### WHAT TO WORK ON
Write out exactly the lines between the line containing "Convert this chart to matplotlib code." and the line containing "ax = fig.add_axes([141", including both of those lines, and nothing more.

### INPUT RECORDS
++++++++

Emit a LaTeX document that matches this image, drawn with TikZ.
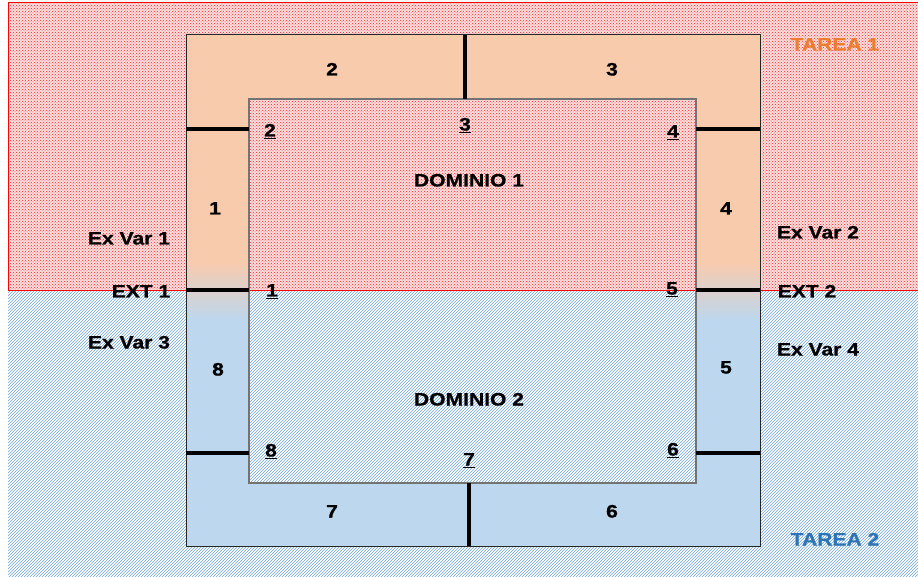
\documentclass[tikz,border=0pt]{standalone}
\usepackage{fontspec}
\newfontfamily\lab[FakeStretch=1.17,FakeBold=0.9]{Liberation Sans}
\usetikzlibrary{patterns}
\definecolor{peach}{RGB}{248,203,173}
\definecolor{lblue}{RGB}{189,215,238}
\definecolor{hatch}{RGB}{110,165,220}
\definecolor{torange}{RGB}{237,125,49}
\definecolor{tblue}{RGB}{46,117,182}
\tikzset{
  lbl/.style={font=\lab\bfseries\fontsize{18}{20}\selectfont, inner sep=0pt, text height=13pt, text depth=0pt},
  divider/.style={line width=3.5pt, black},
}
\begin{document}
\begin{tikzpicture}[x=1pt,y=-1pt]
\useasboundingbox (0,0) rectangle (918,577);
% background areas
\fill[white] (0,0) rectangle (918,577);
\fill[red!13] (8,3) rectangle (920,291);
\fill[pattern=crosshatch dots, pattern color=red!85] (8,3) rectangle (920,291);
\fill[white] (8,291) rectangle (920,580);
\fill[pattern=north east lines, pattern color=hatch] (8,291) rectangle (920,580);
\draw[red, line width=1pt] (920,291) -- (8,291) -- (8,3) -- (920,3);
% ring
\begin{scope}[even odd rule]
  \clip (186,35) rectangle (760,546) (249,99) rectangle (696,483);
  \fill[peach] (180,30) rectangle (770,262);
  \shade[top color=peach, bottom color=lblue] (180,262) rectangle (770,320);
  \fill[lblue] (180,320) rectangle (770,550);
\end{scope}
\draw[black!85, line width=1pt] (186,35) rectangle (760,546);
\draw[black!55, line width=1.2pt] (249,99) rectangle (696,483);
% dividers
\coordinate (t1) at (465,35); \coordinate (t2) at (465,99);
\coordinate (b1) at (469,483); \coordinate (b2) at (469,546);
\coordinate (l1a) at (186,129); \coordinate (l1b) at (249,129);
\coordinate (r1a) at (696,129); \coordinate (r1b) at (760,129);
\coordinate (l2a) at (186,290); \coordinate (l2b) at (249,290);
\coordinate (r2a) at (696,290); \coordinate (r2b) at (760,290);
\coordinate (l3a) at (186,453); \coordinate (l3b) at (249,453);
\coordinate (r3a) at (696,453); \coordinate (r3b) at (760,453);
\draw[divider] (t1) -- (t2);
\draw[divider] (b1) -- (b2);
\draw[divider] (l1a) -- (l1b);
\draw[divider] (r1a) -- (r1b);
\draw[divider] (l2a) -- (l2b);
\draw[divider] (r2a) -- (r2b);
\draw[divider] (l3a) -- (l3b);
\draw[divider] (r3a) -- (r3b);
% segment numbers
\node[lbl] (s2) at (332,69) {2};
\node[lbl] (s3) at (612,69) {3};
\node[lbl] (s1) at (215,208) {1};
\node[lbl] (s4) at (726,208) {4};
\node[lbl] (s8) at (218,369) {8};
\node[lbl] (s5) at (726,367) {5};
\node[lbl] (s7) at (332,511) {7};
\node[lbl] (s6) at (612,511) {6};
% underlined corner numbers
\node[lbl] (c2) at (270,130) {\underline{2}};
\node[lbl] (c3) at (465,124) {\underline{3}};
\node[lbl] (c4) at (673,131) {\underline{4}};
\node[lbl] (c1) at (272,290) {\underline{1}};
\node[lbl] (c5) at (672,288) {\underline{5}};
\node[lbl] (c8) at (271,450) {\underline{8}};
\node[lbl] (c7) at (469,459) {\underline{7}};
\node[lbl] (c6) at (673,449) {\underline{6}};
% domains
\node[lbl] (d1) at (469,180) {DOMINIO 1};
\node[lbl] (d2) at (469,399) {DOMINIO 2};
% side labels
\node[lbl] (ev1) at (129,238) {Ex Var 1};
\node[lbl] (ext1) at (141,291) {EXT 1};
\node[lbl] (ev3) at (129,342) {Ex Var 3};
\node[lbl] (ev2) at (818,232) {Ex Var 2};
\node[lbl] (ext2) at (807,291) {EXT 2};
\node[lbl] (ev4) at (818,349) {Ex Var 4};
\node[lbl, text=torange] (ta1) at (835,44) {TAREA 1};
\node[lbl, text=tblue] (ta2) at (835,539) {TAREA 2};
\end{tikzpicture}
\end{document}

++++++++

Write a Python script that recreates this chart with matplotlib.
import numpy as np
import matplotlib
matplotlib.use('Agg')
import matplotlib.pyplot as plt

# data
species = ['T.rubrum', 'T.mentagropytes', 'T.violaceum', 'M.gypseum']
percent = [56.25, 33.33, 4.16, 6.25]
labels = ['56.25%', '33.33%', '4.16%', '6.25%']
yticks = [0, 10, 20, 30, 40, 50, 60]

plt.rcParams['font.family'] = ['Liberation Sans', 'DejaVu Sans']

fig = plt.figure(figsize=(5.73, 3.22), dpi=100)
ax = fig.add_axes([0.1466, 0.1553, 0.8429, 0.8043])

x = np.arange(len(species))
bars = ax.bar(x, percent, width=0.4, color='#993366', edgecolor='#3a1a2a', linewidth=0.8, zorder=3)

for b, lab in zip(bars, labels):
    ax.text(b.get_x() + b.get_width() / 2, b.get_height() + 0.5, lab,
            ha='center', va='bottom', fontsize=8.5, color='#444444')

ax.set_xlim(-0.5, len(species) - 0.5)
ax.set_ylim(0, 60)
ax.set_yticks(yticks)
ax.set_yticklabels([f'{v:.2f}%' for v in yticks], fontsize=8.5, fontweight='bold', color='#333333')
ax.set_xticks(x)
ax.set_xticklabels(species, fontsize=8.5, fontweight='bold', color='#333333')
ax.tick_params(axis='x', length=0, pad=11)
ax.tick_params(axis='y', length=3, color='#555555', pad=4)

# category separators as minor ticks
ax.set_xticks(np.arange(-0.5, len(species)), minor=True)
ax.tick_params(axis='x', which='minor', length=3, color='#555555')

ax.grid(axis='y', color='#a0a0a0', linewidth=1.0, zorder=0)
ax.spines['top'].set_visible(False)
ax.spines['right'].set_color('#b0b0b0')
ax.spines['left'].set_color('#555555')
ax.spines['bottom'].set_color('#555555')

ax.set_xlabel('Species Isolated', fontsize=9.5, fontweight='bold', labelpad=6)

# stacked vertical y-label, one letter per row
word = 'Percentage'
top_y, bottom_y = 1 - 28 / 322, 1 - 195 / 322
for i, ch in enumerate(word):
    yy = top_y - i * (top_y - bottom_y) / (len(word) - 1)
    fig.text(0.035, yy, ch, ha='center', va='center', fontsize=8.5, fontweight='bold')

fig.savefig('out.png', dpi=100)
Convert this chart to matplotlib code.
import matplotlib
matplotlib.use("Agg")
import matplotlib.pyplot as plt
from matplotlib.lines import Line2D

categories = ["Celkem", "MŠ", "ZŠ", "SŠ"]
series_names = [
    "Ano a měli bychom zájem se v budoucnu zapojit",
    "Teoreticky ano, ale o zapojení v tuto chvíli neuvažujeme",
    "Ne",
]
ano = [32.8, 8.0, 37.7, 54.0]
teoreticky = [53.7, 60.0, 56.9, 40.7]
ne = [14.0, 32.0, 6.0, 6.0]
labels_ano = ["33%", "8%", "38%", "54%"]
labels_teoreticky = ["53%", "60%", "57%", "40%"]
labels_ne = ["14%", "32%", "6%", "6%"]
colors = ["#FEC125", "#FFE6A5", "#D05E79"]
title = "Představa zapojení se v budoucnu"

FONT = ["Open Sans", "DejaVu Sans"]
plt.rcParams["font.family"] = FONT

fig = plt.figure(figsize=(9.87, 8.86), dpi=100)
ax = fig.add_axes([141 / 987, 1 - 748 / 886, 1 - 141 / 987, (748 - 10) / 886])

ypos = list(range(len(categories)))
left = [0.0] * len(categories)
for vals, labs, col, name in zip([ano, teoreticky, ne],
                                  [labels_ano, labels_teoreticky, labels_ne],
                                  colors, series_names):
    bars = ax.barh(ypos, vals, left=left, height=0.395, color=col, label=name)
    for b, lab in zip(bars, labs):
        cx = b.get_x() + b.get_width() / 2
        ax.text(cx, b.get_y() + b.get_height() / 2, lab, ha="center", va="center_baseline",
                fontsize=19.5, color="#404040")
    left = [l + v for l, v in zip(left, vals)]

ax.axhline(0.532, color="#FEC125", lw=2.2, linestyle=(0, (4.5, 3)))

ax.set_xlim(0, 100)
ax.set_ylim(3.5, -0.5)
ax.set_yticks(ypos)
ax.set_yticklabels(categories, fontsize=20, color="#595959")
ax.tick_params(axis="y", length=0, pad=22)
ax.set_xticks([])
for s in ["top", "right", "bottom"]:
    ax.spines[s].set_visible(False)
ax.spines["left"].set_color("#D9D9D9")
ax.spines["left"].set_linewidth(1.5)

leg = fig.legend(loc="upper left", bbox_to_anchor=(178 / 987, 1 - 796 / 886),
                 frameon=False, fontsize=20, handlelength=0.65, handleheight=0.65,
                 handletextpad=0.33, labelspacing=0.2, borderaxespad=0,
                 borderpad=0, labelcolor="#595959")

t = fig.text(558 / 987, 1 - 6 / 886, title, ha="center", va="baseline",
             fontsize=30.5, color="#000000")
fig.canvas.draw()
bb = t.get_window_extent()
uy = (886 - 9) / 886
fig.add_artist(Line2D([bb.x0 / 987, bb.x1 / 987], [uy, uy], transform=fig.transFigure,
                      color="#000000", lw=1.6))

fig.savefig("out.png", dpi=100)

++++++++

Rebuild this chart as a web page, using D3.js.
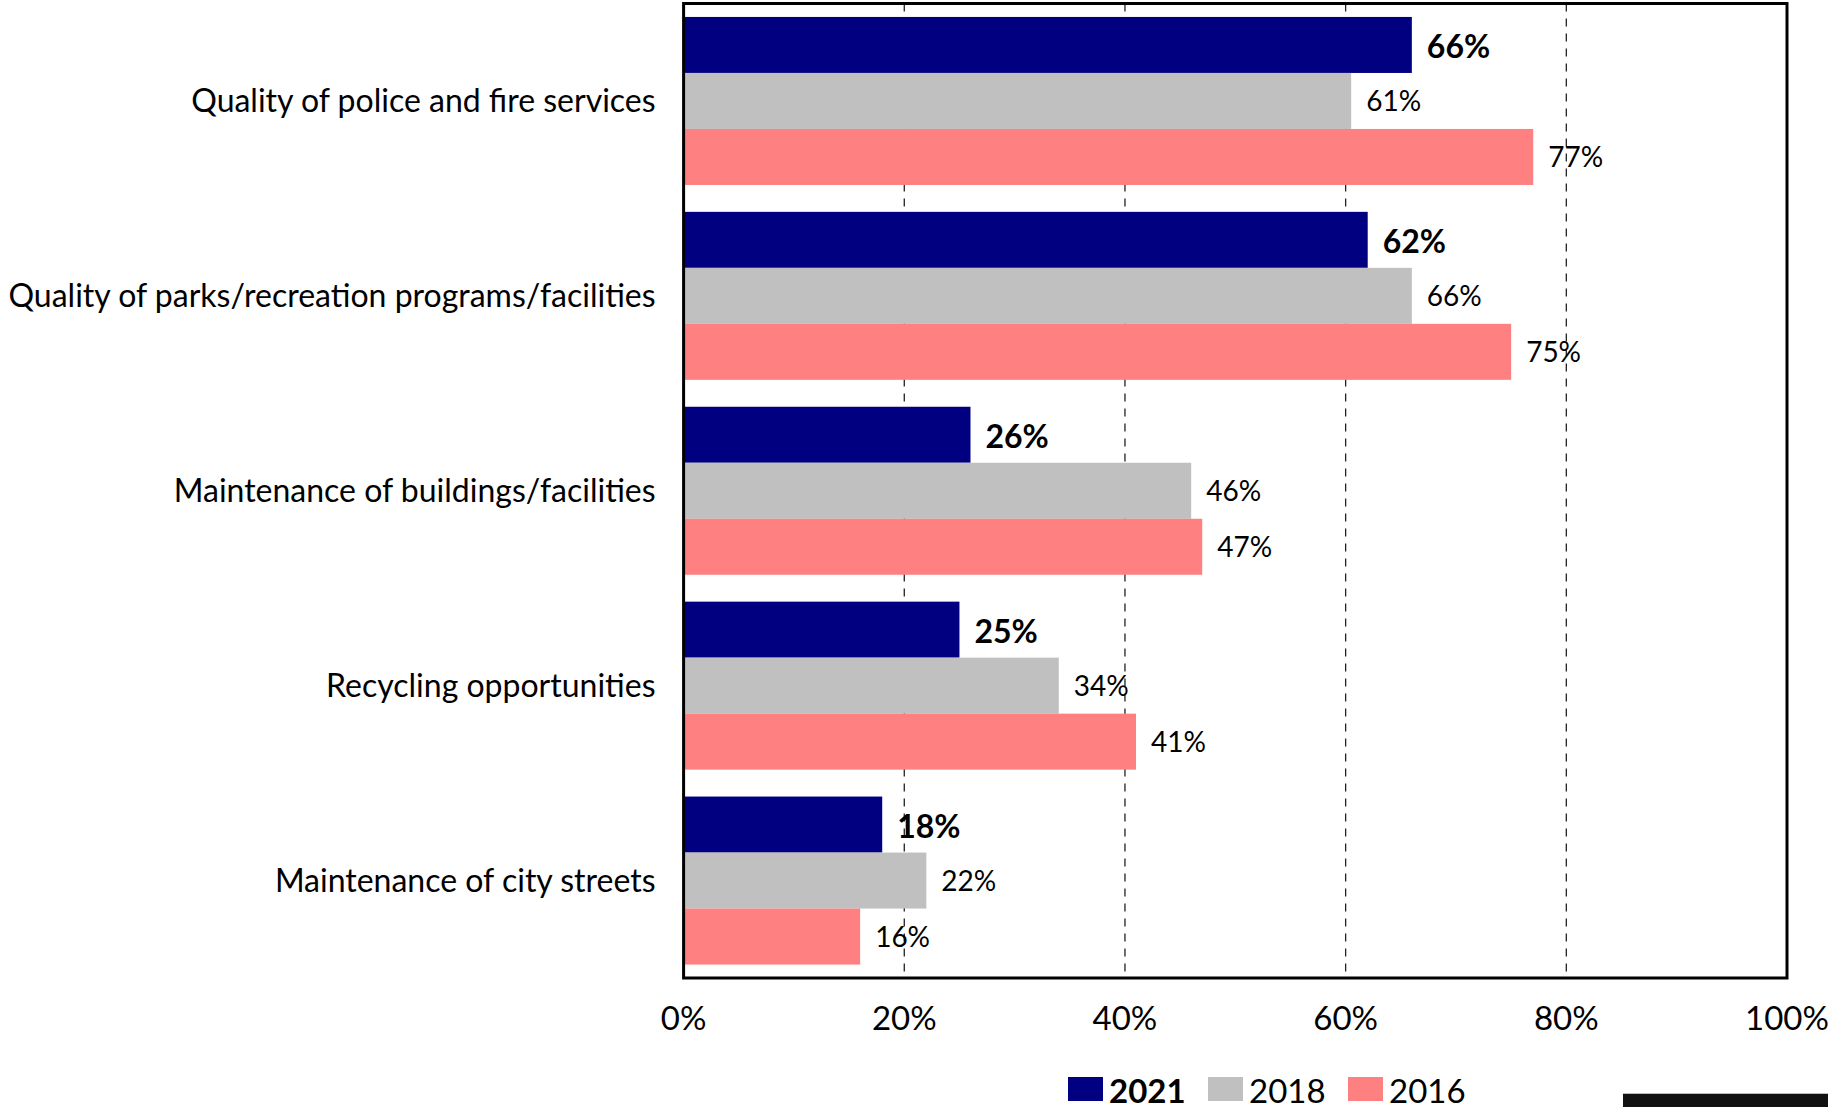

++++++++

### TASK RESULT
Convert this chart to matplotlib code.
import matplotlib
matplotlib.use("Agg")
import matplotlib.pyplot as plt
from matplotlib.lines import Line2D

categories = ["Celkem", "MŠ", "ZŠ", "SŠ"]
series_names = [
    "Ano a měli bychom zájem se v budoucnu zapojit",
    "Teoreticky ano, ale o zapojení v tuto chvíli neuvažujeme",
    "Ne",
]
ano = [32.8, 8.0, 37.7, 54.0]
teoreticky = [53.7, 60.0, 56.9, 40.7]
ne = [14.0, 32.0, 6.0, 6.0]
labels_ano = ["33%", "8%", "38%", "54%"]
labels_teoreticky = ["53%", "60%", "57%", "40%"]
labels_ne = ["14%", "32%", "6%", "6%"]
colors = ["#FEC125", "#FFE6A5", "#D05E79"]
title = "Představa zapojení se v budoucnu"

FONT = ["Open Sans", "DejaVu Sans"]
plt.rcParams["font.family"] = FONT

fig = plt.figure(figsize=(9.87, 8.86), dpi=100)
ax = fig.add_axes([141 / 987, 1 - 748 / 886, 1 - 141 / 987, (748 - 10) / 886])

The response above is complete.